If you can’t, or are not comfortable, discussing pricing & tipping with a vendor, can you really believe they will understand the vision you are paying them to bring to life? This is a great question to bring up before booking a vendor because it will show you a lot about the relationship (or lack of relationship) that you will have going forth. Always remember, If you don’t like what you hear, or have reservations, there are 100 + other vendors waiting for you.
I’ve never even considered tipping etiquette when it comes to weddings but this is a great guide to have on hand. Thanks so much for sharing!
I know it can get pricey, but it seems to me anyone performing a service who doesn’t include a gratuity (such as caterers) should be tipped- photographers and florists included. And if your caterer doesn’t tack on gratuity definitely tip them.

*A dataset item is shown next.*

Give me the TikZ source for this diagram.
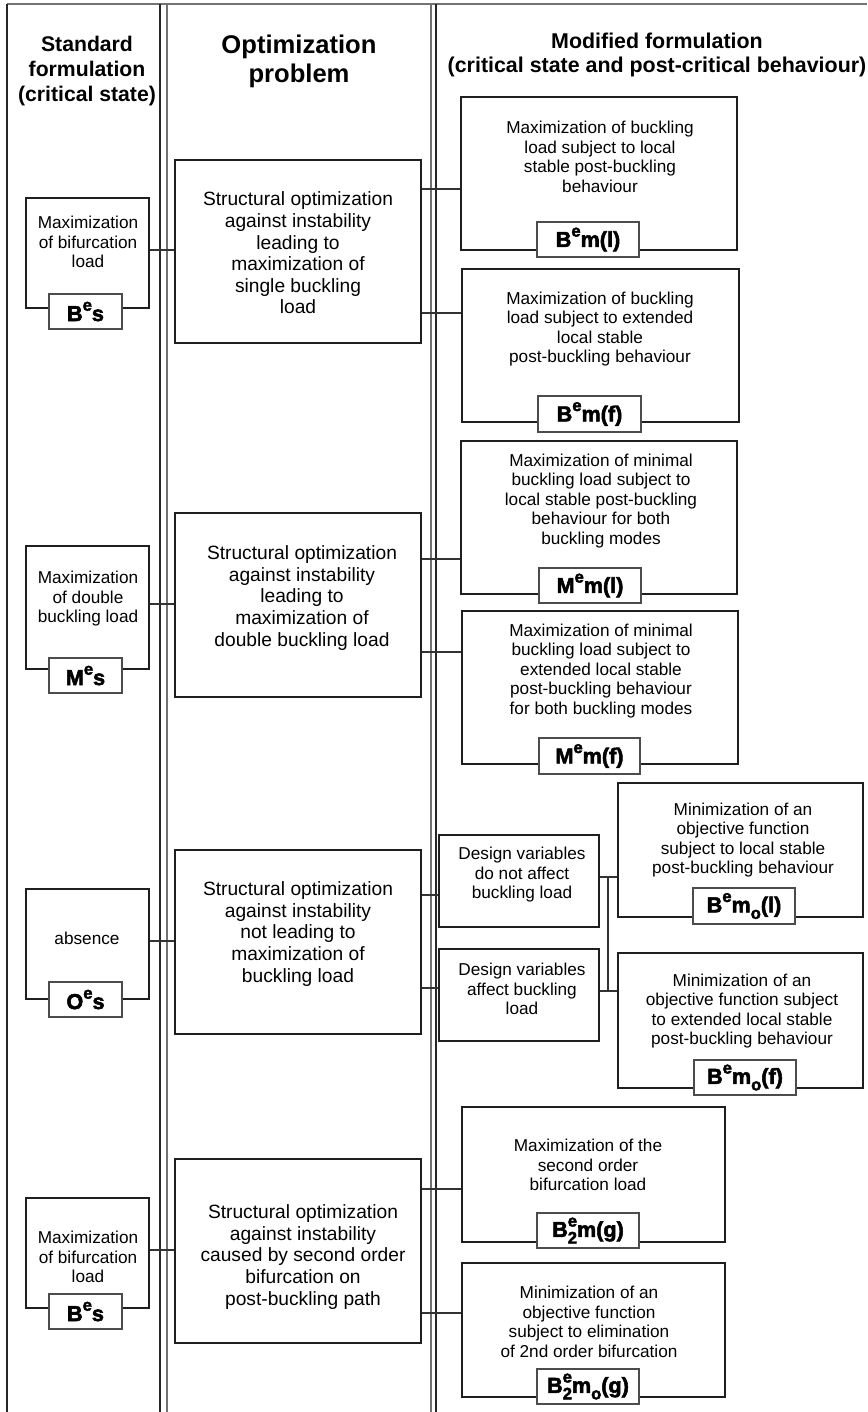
\documentclass[tikz,border=0pt]{standalone}
\usepackage{fontspec}
\setmainfont{Liberation Sans}
\newfontfamily\heavyfont[FakeBold=2.5]{Liberation Sans Bold}
% raised / lowered indices inside the heavy labels
\newcommand\upe{\raisebox{0.48em}{\fontsize{8.3}{8.3}\selectfont e}}
\newcommand\dno{\raisebox{-0.3em}{\fontsize{8.3}{8.3}\selectfont o}}
\newcommand\lowtwo{\raisebox{-0.3em}{\fontsize{8.3}{8.3}\selectfont 2}}
% rectangle node given by its corners: style, name, x1, y1, x2, y2, text
\newcommand\boxat[7]{\node[#1, inner sep=0pt,
  minimum width={(#5-#3)*0.5pt}, minimum height={(#6-#4)*0.5pt}]
  (#2) at ({(#3+#5)/2},{(#4+#6)/2}) {#7};}
% horizontal connector between two nodes at a given height
\newcommand\hcon[3]{\draw[link] (#1.east |- 0,#3) -- (#2.west |- 0,#3);}
\begin{document}
\begin{tikzpicture}[x=0.5pt,y=-0.5pt,
  frame/.style={draw=black!88, line width=0.7pt},
  tagbox/.style={draw=black!70, fill=white, line width=0.65pt,
    font=\heavyfont\fontsize{10.8}{12}\selectfont},
  link/.style={draw=black!80, line width=0.6pt},
  rule/.style={draw=black!85, line width=0.7pt},
  rulegray/.style={draw=black!55, line width=0.7pt},
  body/.style={align=center, inner sep=0pt, font=\fontsize{8.6}{9.75}\selectfont},
  bigbody/.style={align=center, inner sep=0pt, font=\fontsize{9.6}{10.8}\selectfont},
  head/.style={align=center, inner sep=0pt}]
\useasboundingbox (0,0) rectangle (867,1412);

% column frames
\draw[rulegray] (7,4) -- (867,4);
\draw[rule] (7,4) -- (7,1412);
\draw[rule] (160,4) -- (160,1412);
\draw[rulegray] (167,4) -- (167,1412);
\draw[rulegray] (431,4) -- (431,1412);
\draw[rule] (436,4) -- (436,1412);

% column headings
\node[head, font=\bfseries\fontsize{10.6}{12.5}\selectfont] (h1) at (87,71)
  {Standard\\formulation\\(critical state)};
\node[head, font=\bfseries\fontsize{12.8}{14.5}\selectfont] (h2) at (299,61)
  {Optimization\\problem};
\node[head, font=\bfseries\fontsize{10.7}{11.8}\selectfont] (h3) at (657,55)
  {Modified formulation\\(critical state and post-critical behaviour)};

% standard formulation
\boxat{frame}{L1}{26}{198}{149}{308}{}
\node[body] at (88,242) {Maximization\\of bifurcation\\load};
\boxat{tagbox}{L1t}{49}{294}{122}{329}{B\upe s}
\boxat{frame}{L2}{26}{546}{149}{669}{}
\node[body] at (88,599) {Maximization\\of double\\buckling load};
\boxat{tagbox}{L2t}{49}{658}{122}{693}{M\upe s}
\boxat{frame}{L3}{26}{889}{149}{999}{}
\node[body] at (87,938) {absence};
\boxat{tagbox}{L3t}{49}{982}{122}{1017}{O\upe s}
\boxat{frame}{L4}{26}{1198}{149}{1308}{}
\node[body] at (88,1257) {Maximization\\of bifurcation\\load};
\boxat{tagbox}{L4t}{49}{1294}{122}{1329}{B\upe s}

% optimization problems
\boxat{frame}{M1}{175}{160}{421}{343}{}
\node[bigbody] at (298,253) {Structural optimization\\against instability\\leading to\\maximization of\\single buckling\\load};
\boxat{frame}{M2}{175}{513}{421}{697}{}
\node[bigbody] at (302,598) {Structural optimization\\against instability\\leading to\\maximization of\\double buckling load};
\boxat{frame}{M3}{175}{850}{421}{1034}{}
\node[bigbody] at (298,934) {Structural optimization\\against instability\\not leading to\\maximization of\\buckling load};
\boxat{frame}{M4}{175}{1159}{421}{1343}{}
\node[bigbody] at (303,1257) {Structural optimization\\against instability\\caused by second order\\bifurcation on\\post-buckling path};

% modified formulation
\boxat{frame}{R1}{461}{97}{737}{250}{}
\node[body] at (600,157) {Maximization of buckling\\load subject to local\\stable post-buckling\\behaviour};
\boxat{tagbox}{R1t}{537}{222}{639}{257}{B\upe m(l)}
\boxat{frame}{R2}{462}{269}{739}{422}{}
\node[body] at (600,329) {Maximization of buckling\\load subject to extended\\local stable\\post-buckling behaviour};
\boxat{tagbox}{R2t}{538}{396}{641}{432}{B\upe m(f)}
\boxat{frame}{R3}{461}{441}{737}{594}{}
\node[body] at (601,501) {Maximization of minimal\\buckling load subject to\\local stable post-buckling\\behaviour for both\\buckling modes};
\boxat{tagbox}{R3t}{539}{568}{641}{603}{M\upe m(l)}
\boxat{frame}{R4}{462}{611}{738}{764}{}
\node[body] at (601,671) {Maximization of minimal\\buckling load subject to\\extended local stable\\post-buckling behaviour\\for both buckling modes};
\boxat{tagbox}{R4t}{539}{738}{640}{774}{M\upe m(f)}

\boxat{frame}{D1}{439}{835}{599}{927}{}
\node[body] at (522,875) {Design variables\\do not affect\\buckling load};
\boxat{frame}{D2}{439}{949}{599}{1041}{}
\node[body] at (522,989) {Design variables\\affect buckling\\load};

\boxat{frame}{R5}{618}{783}{863}{917}{}
\node[body] at (743,840) {Minimization of an\\objective function\\subject to local stable\\post-buckling behaviour};
\boxat{tagbox}{R5t}{693}{888}{795}{924}{B\upe m\dno(l)}
\boxat{frame}{R6}{618}{953}{863}{1088}{}
\node[body] at (742,1011) {Minimization of an\\objective function subject\\to extended local stable\\post-buckling behaviour};
\boxat{tagbox}{R6t}{694}{1060}{796}{1095}{B\upe m\dno(f)}

\boxat{frame}{R7}{462}{1107}{725}{1242}{}
\node[body] at (588,1165) {Maximization of the\\second order\\bifurcation load};
\boxat{tagbox}{R7t}{537}{1213}{639}{1248}{B\rlap{\upe}\lowtwo m(g)}
\boxat{frame}{R8}{462}{1263}{725}{1397}{}
\node[body] at (589,1322) {Minimization of an\\objective function\\subject to elimination\\of 2nd order bifurcation};
\boxat{tagbox}{R8t}{537}{1369}{639}{1404}{B\rlap{\upe}\lowtwo m\dno(g)}

% connectors
\hcon{L1}{M1}{250}
\hcon{L2}{M2}{604}
\hcon{L3}{M3}{941}
\hcon{L4}{M4}{1250}
\hcon{M1}{R1}{189}
\hcon{M1}{R2}{313}
\hcon{M2}{R3}{559}
\hcon{M2}{R4}{652}
\hcon{M3}{D1}{895}
\hcon{M3}{D2}{988}
\hcon{M4}{R7}{1189}
\hcon{M4}{R8}{1313}
\hcon{D1}{R5}{877}
\hcon{D2}{R6}{991}
\coordinate (busTop) at (608,877);
\coordinate (busBot) at (608,991);
\draw[link] (busTop) -- (busBot);
\end{tikzpicture}
\end{document}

I would say it definitely depends on the region. Always thought a donation to the church was somehow considered obligatory or at least a decent thing to do. On the other hand, suppliers present at the reception, same goes for a DJ/band, can usually help themselves to the dinner/drinks so tipping should be up to the couple.
Excuse me: Why is it “not necessary ” or “optional” to tip florists, planners, and photographers? These are small business owners, like most wedding vendors, who use their fees to pay for overhead business expenses, travel, updating equipment and continual training to be great at their jobs, and to feed their families. It’s not like they just pocket $$$ and are rolling in the dough.
Tips are always appreciated, and if your vendors do great work, TIP THEM. And leave them a review.
This is awesome! I never know how much to tip, especially for a wedding. I’m definitely going to use this as a guide.
Thanks for sharing this advice. This is a great comprehensive guide to how much you should tip, something I’m always unsure of. I think it’s a great idea to have the wedding planner distribute tips. Great read!